▽

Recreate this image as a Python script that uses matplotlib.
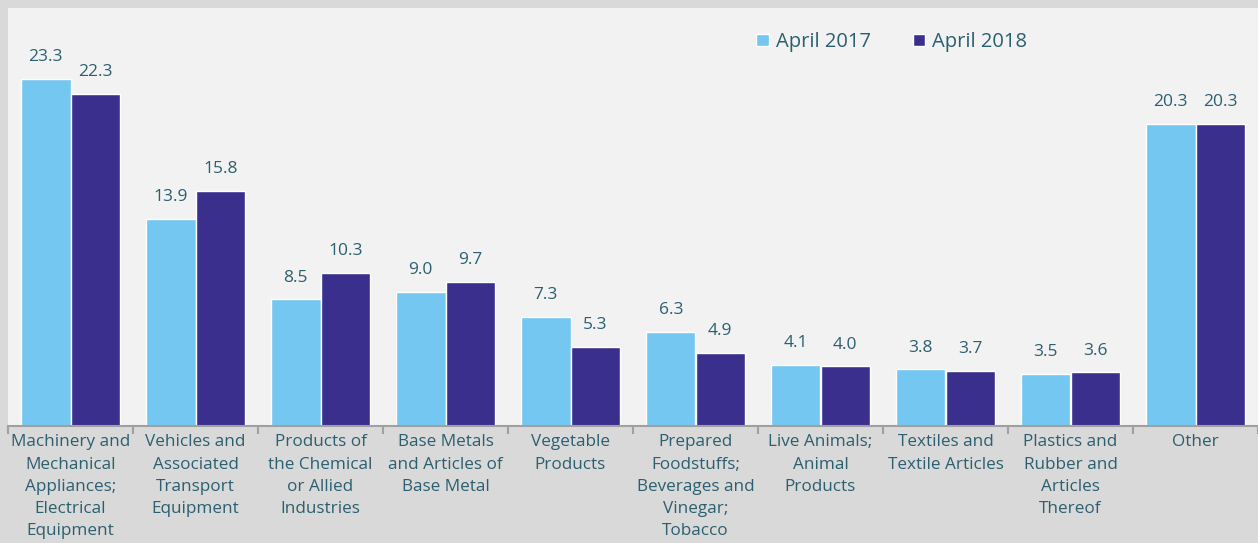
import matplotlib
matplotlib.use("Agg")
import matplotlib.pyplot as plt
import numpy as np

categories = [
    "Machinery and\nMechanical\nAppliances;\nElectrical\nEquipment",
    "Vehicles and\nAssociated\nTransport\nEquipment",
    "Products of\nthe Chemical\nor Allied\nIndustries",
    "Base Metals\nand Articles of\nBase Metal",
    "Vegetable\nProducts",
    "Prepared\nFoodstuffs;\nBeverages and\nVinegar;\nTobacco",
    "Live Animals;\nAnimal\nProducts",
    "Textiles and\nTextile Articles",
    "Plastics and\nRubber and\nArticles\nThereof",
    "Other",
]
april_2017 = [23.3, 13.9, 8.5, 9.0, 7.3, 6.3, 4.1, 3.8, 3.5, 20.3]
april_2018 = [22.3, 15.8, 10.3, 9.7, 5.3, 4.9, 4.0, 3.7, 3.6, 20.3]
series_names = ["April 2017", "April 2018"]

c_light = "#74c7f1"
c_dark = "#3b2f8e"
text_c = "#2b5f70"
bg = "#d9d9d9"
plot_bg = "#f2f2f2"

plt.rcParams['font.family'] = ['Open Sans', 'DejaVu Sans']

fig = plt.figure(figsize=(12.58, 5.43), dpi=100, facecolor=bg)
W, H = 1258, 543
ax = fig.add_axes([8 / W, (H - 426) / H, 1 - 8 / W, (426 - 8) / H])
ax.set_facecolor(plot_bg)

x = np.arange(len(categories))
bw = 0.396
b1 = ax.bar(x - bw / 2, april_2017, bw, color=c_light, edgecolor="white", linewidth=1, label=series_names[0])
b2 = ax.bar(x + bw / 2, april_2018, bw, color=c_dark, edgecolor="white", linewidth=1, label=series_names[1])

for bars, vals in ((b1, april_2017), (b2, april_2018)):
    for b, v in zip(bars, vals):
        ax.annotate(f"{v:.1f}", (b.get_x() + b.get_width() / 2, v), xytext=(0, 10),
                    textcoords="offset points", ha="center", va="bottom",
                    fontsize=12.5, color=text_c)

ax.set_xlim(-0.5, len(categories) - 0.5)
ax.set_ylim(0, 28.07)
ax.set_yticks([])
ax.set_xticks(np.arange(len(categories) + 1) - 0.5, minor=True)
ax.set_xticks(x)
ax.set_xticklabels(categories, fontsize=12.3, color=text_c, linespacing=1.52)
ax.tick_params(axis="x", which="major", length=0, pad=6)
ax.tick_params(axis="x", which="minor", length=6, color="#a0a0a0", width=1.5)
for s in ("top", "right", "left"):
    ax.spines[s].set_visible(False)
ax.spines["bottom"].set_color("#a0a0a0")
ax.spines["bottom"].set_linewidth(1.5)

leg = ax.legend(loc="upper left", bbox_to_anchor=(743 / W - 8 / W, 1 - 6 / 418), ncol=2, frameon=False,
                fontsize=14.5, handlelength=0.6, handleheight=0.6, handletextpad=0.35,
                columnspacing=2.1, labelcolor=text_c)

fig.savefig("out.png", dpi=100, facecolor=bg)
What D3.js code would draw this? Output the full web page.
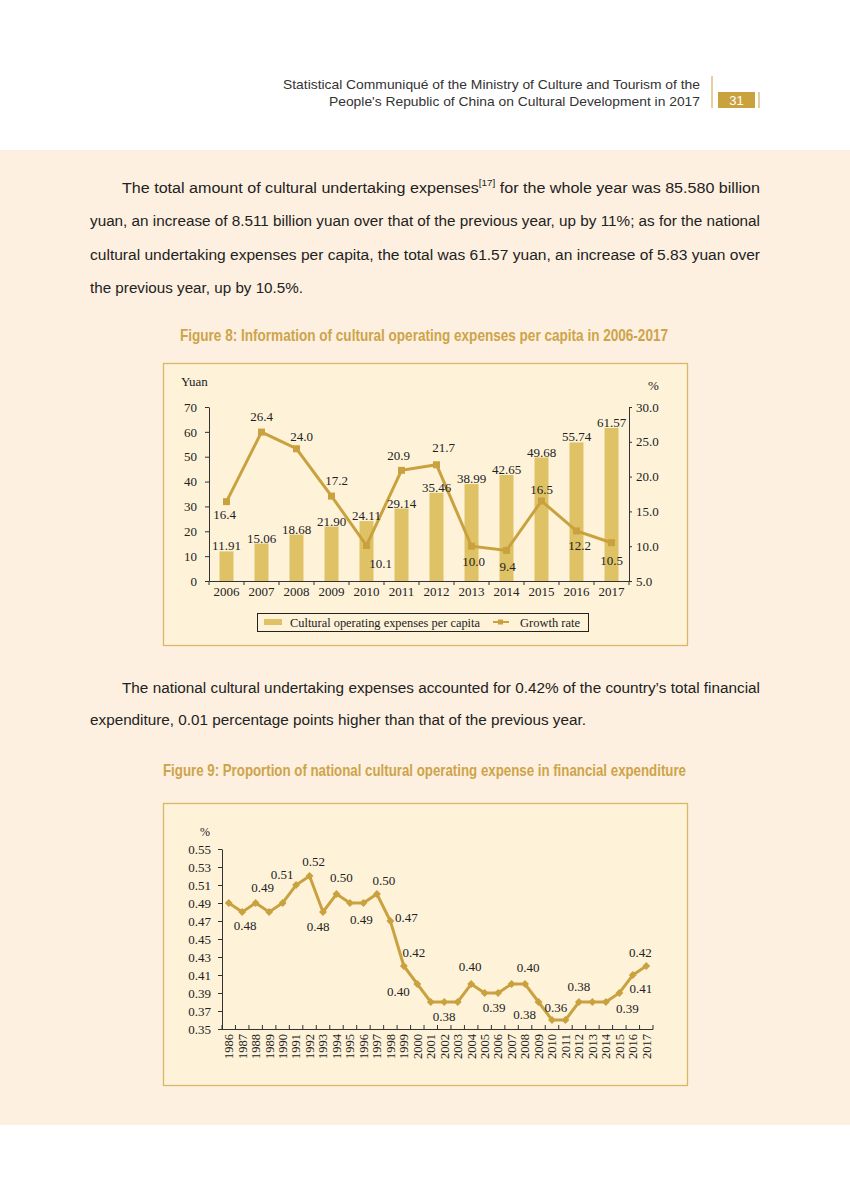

△

** Exercise aim **
Transcribe the listing in full and omit the pictures.

** The output **
Recreate this image as a Python script that uses matplotlib.
import matplotlib
matplotlib.use("Agg")
import matplotlib.pyplot as plt
import numpy as np

categories = [
    "Machinery and\nMechanical\nAppliances;\nElectrical\nEquipment",
    "Vehicles and\nAssociated\nTransport\nEquipment",
    "Products of\nthe Chemical\nor Allied\nIndustries",
    "Base Metals\nand Articles of\nBase Metal",
    "Vegetable\nProducts",
    "Prepared\nFoodstuffs;\nBeverages and\nVinegar;\nTobacco",
    "Live Animals;\nAnimal\nProducts",
    "Textiles and\nTextile Articles",
    "Plastics and\nRubber and\nArticles\nThereof",
    "Other",
]
april_2017 = [23.3, 13.9, 8.5, 9.0, 7.3, 6.3, 4.1, 3.8, 3.5, 20.3]
april_2018 = [22.3, 15.8, 10.3, 9.7, 5.3, 4.9, 4.0, 3.7, 3.6, 20.3]
series_names = ["April 2017", "April 2018"]

c_light = "#74c7f1"
c_dark = "#3b2f8e"
text_c = "#2b5f70"
bg = "#d9d9d9"
plot_bg = "#f2f2f2"

plt.rcParams['font.family'] = ['Open Sans', 'DejaVu Sans']

fig = plt.figure(figsize=(12.58, 5.43), dpi=100, facecolor=bg)
W, H = 1258, 543
ax = fig.add_axes([8 / W, (H - 426) / H, 1 - 8 / W, (426 - 8) / H])
ax.set_facecolor(plot_bg)

x = np.arange(len(categories))
bw = 0.396
b1 = ax.bar(x - bw / 2, april_2017, bw, color=c_light, edgecolor="white", linewidth=1, label=series_names[0])
b2 = ax.bar(x + bw / 2, april_2018, bw, color=c_dark, edgecolor="white", linewidth=1, label=series_names[1])

for bars, vals in ((b1, april_2017), (b2, april_2018)):
    for b, v in zip(bars, vals):
        ax.annotate(f"{v:.1f}", (b.get_x() + b.get_width() / 2, v), xytext=(0, 10),
                    textcoords="offset points", ha="center", va="bottom",
                    fontsize=12.5, color=text_c)

ax.set_xlim(-0.5, len(categories) - 0.5)
ax.set_ylim(0, 28.07)
ax.set_yticks([])
ax.set_xticks(np.arange(len(categories) + 1) - 0.5, minor=True)
ax.set_xticks(x)
ax.set_xticklabels(categories, fontsize=12.3, color=text_c, linespacing=1.52)
ax.tick_params(axis="x", which="major", length=0, pad=6)
ax.tick_params(axis="x", which="minor", length=6, color="#a0a0a0", width=1.5)
for s in ("top", "right", "left"):
    ax.spines[s].set_visible(False)
ax.spines["bottom"].set_color("#a0a0a0")
ax.spines["bottom"].set_linewidth(1.5)

leg = ax.legend(loc="upper left", bbox_to_anchor=(743 / W - 8 / W, 1 - 6 / 418), ncol=2, frameon=False,
                fontsize=14.5, handlelength=0.6, handleheight=0.6, handletextpad=0.35,
                columnspacing=2.1, labelcolor=text_c)

fig.savefig("out.png", dpi=100, facecolor=bg)
What D3.js code would draw this? Output the full web page.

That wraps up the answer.